SIRÂT
Directed by: Oliver Laxe Starring: Sergi López, Bruno Núñez, Stefania Gadda Certificate: 15 Released: 27 February 2026Rating: 8/10
Galician director Oliver Laxe is shaping up to be modern cinema’s austere poet of mystical revelation. Mimosas (2016) was the kind of film that Sufi poets might have made if they had invented the western in the seventh century Morocco. Fire Will Come (2019) was an infernal hymn to the earth’s destructive breath. Now Sirāt is a cinematic tone poem of wind and light – a staggering, transcendental road movie that feels like a pilgrimage to the end of the world.
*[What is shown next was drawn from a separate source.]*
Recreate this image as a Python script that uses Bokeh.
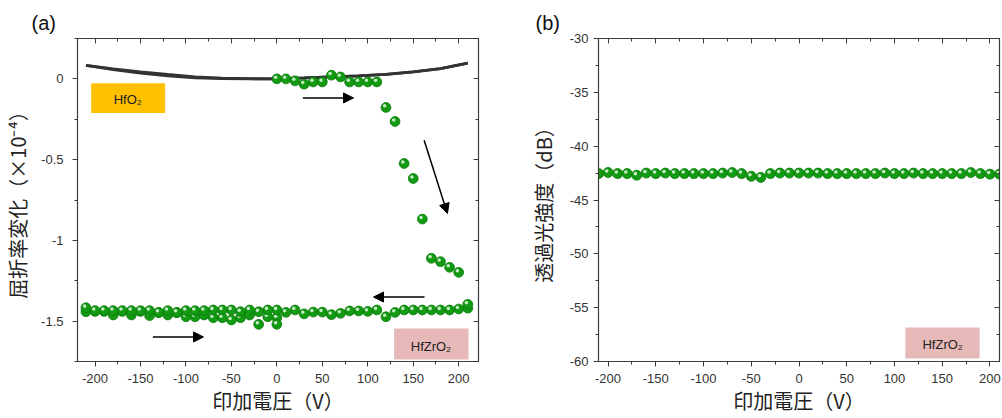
from bokeh.plotting import figure
from bokeh.layouts import row
from bokeh.models import (Range1d, LinearAxis, FixedTicker, CustomJSTickFormatter,
                          Label, BoxAnnotation, Arrow, NormalHead)
from bokeh.embed import file_html
from bokeh.resources import INLINE

# ---------------- data: panel (a) ----------------
hfo2_v = [-210, -180, -150, -120, -90, -60, -30, 0, 30, 60, 90, 120, 150, 180, 210]
hfo2_fwd = [0.083, 0.058, 0.036, 0.018, 0.007, 0.002, 0.000, 0.000, 0.006, 0.013, 0.019, 0.028, 0.043, 0.063, 0.097]
hfo2_bwd = [0.083, 0.062, 0.044, 0.027, 0.013, 0.005, 0.001, 0.000, 0.006, 0.013, 0.019, 0.028, 0.043, 0.063, 0.097]

sweep1_v = [0, 10, 20, 30, 40, 50, 60, 70, 80, 90, 100, 110, 120, 130, 140, 150, 160, 170, 180, 190, 200, 210]
sweep1_n = [0.000, 0.000, -0.012, -0.033, -0.019, -0.019, 0.023, 0.012, -0.019, -0.019, -0.019, -0.019,
            -0.177, -0.264, -0.524, -0.617, -0.868, -1.111, -1.132, -1.167, -1.198, -1.396]

sweep2_v = [210, 200, 190, 180, 170, 160, 150, 140, 130, 120, 110, 100, 90, 80, 70, 60, 50, 40, 30, 20, 10, 0,
            -10, -20, -30, -40, -50, -60, -70, -80, -90, -100, -110, -120, -130, -140, -150, -160, -170, -180,
            -190, -200, -210]
sweep2_n = [-1.420, -1.425, -1.431, -1.431, -1.431, -1.431, -1.431, -1.431, -1.446, -1.473, -1.431, -1.440,
            -1.437, -1.437, -1.452, -1.460, -1.444, -1.444, -1.455, -1.431, -1.446, -1.431,
            -1.431, -1.442, -1.431, -1.442, -1.431, -1.431, -1.431, -1.435, -1.435, -1.435, -1.446, -1.435,
            -1.446, -1.435, -1.435, -1.435, -1.435, -1.435, -1.435, -1.435, -1.417]

sweep3_v = [-210, -200, -190, -180, -170, -160, -150, -140, -130, -120, -110, -100, -90, -80, -70, -60, -50,
            -40, -30, -20, -10, 0, 0]
sweep3_n = [-1.442, -1.440, -1.440, -1.462, -1.440, -1.462, -1.440, -1.466, -1.448, -1.462, -1.448, -1.473,
            -1.473, -1.462, -1.479, -1.479, -1.493, -1.479, -1.462, -1.520, -1.473, -1.479, -1.520]

a_x_major = [-200, -150, -100, -50, 0, 50, 100, 150, 200]
a_x_minor = [-175, -125, -75, -25, 25, 75, 125, 175]
a_y_major = [-1.5, -1.0, -0.5, 0.0]
a_y_minor = [-1.75, -1.25, -0.75, -0.25, 0.25]

# ---------------- data: panel (b) ----------------
trans_v = [-210, -200, -190, -180, -170, -160, -150, -140, -130, -120, -110, -100, -90, -80, -70, -60, -50,
           -40, -30, -20, -10, 0, 10, 20, 30, 40, 50, 60, 70, 80, 90, 100, 110, 120, 130, 140, 150, 160, 170,
           180, 190, 200, 210]
trans_db = [-42.55, -42.45, -42.55, -42.55, -42.70, -42.50, -42.55, -42.50, -42.55, -42.55, -42.55, -42.55,
            -42.55, -42.50, -42.45, -42.55, -42.80, -42.90, -42.55, -42.50, -42.50, -42.50, -42.50, -42.50,
            -42.55, -42.55, -42.55, -42.55, -42.55, -42.55, -42.50, -42.55, -42.55, -42.50, -42.55, -42.55,
            -42.55, -42.55, -42.55, -42.45, -42.55, -42.60, -42.60]

b_x_major = [-200, -150, -100, -50, 0, 50, 100, 150, 200]
b_x_minor = [-175, -125, -75, -25, 25, 75, 125, 175]
b_y_major = [-60, -55, -50, -45, -40, -35, -30]
b_y_minor = [-57.5, -52.5, -47.5, -42.5, -37.5, -32.5]

# ---------------- style ----------------
AXC = "#3c3c3c"
TICK_FONT = "Liberation Sans"
CJK = "Noto Sans CJK JP"
GREEN = "#139a13"
GREEN_EDGE = "#0a7a0a"
HILITE = "#cdefcd"

FRAME_W = 401
FRAME_H = 323
TOP = 38
H = 418


def style_main_axes(p, xt, xm, yt, ym, ylabel_standoff, xlabel, ylabel, ytitle_standoff):
    for ax in p.xaxis:
        ax.ticker = FixedTicker(ticks=xt, minor_ticks=xm)
        ax.major_label_standoff = 7
        ax.axis_label = xlabel
        ax.axis_label_standoff = 0
    for ax in p.yaxis:
        ax.ticker = FixedTicker(ticks=yt, minor_ticks=ym)
        ax.major_label_standoff = ylabel_standoff
        ax.axis_label = ylabel
        ax.axis_label_standoff = ytitle_standoff
    for ax in list(p.xaxis) + list(p.yaxis):
        ax.formatter = CustomJSTickFormatter(code="return tick.toString()")
        ax.major_tick_in = 0
        ax.major_tick_out = 5
        ax.minor_tick_in = 0
        ax.minor_tick_out = 3
        ax.axis_line_color = AXC
        ax.axis_line_width = 1.2
        ax.major_tick_line_color = AXC
        ax.minor_tick_line_color = AXC
        ax.major_label_text_font = TICK_FONT
        ax.major_label_text_font_size = "13px"
        ax.major_label_text_color = "#333333"
        ax.axis_label_text_font = CJK
        ax.axis_label_text_font_size = "20px"
        ax.axis_label_text_font_style = "normal"
        ax.axis_label_text_color = "#222222"


def mirror_axes(p, xt, xm, yt, ym):
    for loc, tk in (("above", (xt, xm)), ("right", (yt, ym))):
        ax = LinearAxis(ticker=FixedTicker(ticks=tk[0], minor_ticks=tk[1]),
                        formatter=CustomJSTickFormatter(code="return ''"),
                        major_tick_in=5, major_tick_out=0, minor_tick_in=3, minor_tick_out=0,
                        major_label_text_font_size="0px", major_label_standoff=0,
                        axis_line_color=AXC, axis_line_width=1.2,
                        major_tick_line_color=AXC, minor_tick_line_color=AXC)
        p.add_layout(ax, loc)


def style_title(p, text, offset):
    p.title.text = text
    p.title.align = "left"
    p.title.offset = offset
    p.title.standoff = 9
    p.title.text_font = TICK_FONT
    p.title.text_font_size = "20px"
    p.title.text_font_style = "normal"
    p.title.text_color = "#111111"


def spheres(p, xs, ys, size, ppx, ppy):
    p.scatter(xs, ys, size=size, fill_color=GREEN, line_color=GREEN_EDGE, line_width=0.8)
    hx = [x - 1.3 / ppx for x in xs]
    hy = [y + 1.6 / ppy for y in ys]
    p.scatter(hx, hy, size=size * 0.36, fill_color=HILITE, line_color=None, fill_alpha=0.95)


# ================= panel (a) =================
ax_lo, ax_hi = -219.3, 221.8
ay_lo, ay_hi = -1.75, 0.25
pa = figure(width=508, height=H, output_backend="svg", toolbar_location=None,
            x_range=Range1d(ax_lo, ax_hi), y_range=Range1d(ay_lo, ay_hi),
            min_border_left=77, min_border_right=508 - 77 - FRAME_W, min_border_top=TOP,
            min_border_bottom=H - TOP - FRAME_H)
pa.grid.visible = False
pa.outline_line_color = AXC
style_main_axes(pa, a_x_major, a_x_minor, a_y_major, a_y_minor, 9,
                "印加電圧（V）", "屈折率変化（×10⁻⁴）", 6)
mirror_axes(pa, a_x_major, a_x_minor, a_y_major, a_y_minor)
style_title(pa, "(a)", -46)

a_ppx = FRAME_W / (ax_hi - ax_lo)
a_ppy = FRAME_H / (ay_hi - ay_lo)

pa.line(hfo2_v, hfo2_fwd, line_color="#333333", line_width=2.8)
pa.line(hfo2_v, hfo2_bwd, line_color="#333333", line_width=2.8)

spheres(pa, sweep3_v, sweep3_n, 9.8, a_ppx, a_ppy)
spheres(pa, sweep2_v, sweep2_n, 9.8, a_ppx, a_ppy)
spheres(pa, sweep1_v, sweep1_n, 9.8, a_ppx, a_ppy)

head = dict(size=10, fill_color="black", line_color="black", line_width=1)
pa.add_layout(Arrow(x_start=28.6, y_start=-0.118, x_end=84.3, y_end=-0.118,
                    line_width=1.5, line_color="black", end=NormalHead(**head)))
pa.add_layout(Arrow(x_start=162.0, y_start=-0.38, x_end=187.6, y_end=-0.834,
                    line_width=1.5, line_color="black", end=NormalHead(**head)))
pa.add_layout(Arrow(x_start=162.4, y_start=-1.351, x_end=106.3, y_end=-1.351,
                    line_width=1.5, line_color="black", end=NormalHead(**head)))
pa.add_layout(Arrow(x_start=-136.4, y_start=-1.598, x_end=-80.7, y_end=-1.598,
                    line_width=1.5, line_color="black", end=NormalHead(**head)))

pa.add_layout(BoxAnnotation(left=-204.3, right=-122.9, top=-0.027, bottom=-0.212,
                            fill_color="#FFC000", fill_alpha=1.0, line_color=None, level="underlay"))
pa.add_layout(Label(x=-164, y=-0.128, text="HfO₂", text_align="center", text_baseline="middle",
                    text_font=TICK_FONT, text_font_size="13px", text_color="#222222"))
pa.add_layout(BoxAnnotation(left=129.0, right=210.8, top=-1.545, bottom=-1.737,
                            fill_color="#E6B9B8", fill_alpha=1.0, line_color=None, level="underlay"))
pa.add_layout(Label(x=169.5, y=-1.655, text="HfZrO₂", text_align="center", text_baseline="middle",
                    text_font=TICK_FONT, text_font_size="13px", text_color="#222222"))

# ================= panel (b) =================
bx_lo, bx_hi = -210.0, 210.0
by_lo, by_hi = -60.0, -30.0
pb = figure(width=494, height=H, output_backend="svg", toolbar_location=None,
            x_range=Range1d(bx_lo, bx_hi), y_range=Range1d(by_lo, by_hi),
            min_border_left=90, min_border_right=494 - 90 - FRAME_W, min_border_top=TOP,
            min_border_bottom=H - TOP - FRAME_H)
pb.grid.visible = False
pb.outline_line_color = AXC
style_main_axes(pb, b_x_major, b_x_minor, b_y_major, b_y_minor, 5,
                "印加電圧（V）", "透過光強度（dB）", 9)
mirror_axes(pb, b_x_major, b_x_minor, b_y_major, b_y_minor)
style_title(pb, "(b)", -63)

b_ppx = FRAME_W / (bx_hi - bx_lo)
b_ppy = FRAME_H / (by_hi - by_lo)
spheres(pb, trans_v, trans_db, 10, b_ppx, b_ppy)

pb.add_layout(BoxAnnotation(left=111.4, right=189.2, top=-56.84, bottom=-59.72,
                            fill_color="#E6B9B8", fill_alpha=1.0, line_color=None, level="underlay"))
pb.add_layout(Label(x=150.5, y=-58.4, text="HfZrO₂", text_align="center", text_baseline="middle",
                    text_font=TICK_FONT, text_font_size="13px", text_color="#222222"))

layout = row(pa, pb)
open("out.html", "w").write(file_html(layout, INLINE))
Set against the scorched vistas of Saharan North Africa, the film follows a father (the dogged Sergi López) and his young son as they search for a missing daughter, apparently a convert to the crusty rave scene. But as they move deeper into the desert, the mission takes on the weight of an ancient myth. Laxe, working with cinematographer Mauro Herce, shoots the Sahara not as a wasteland, but as a living landscape of shifting sands and minefields.
The "Sirat" of the title refers to the razor-thin bridge over hell in Islamic eschatology, and the film exists in that exact state of precarity. There is a sense of encroaching spiritual collapse – an apocalyptic hum that resides in the silence between the characters. Most notably, Laxe tethers this transcendence to the ground with an infernal, percussive score by French electronic musician Kangding Ray. The soundtrack begins as a series of massive techno slaps – raw, industrial beats that mirror the illegal raves the characters inhabit – before gradually dematerialising into something more granular and ambient, as if the music itself is being eroded by the sandstorms.
Sirat is a demanding, and at times unbearable watch, built on long takes and a narrative that refuses to provide easy catharsis. But the white knuckle tension remains compelling - this is a film that demands to be seen in a theatre, and watched at maximum volume.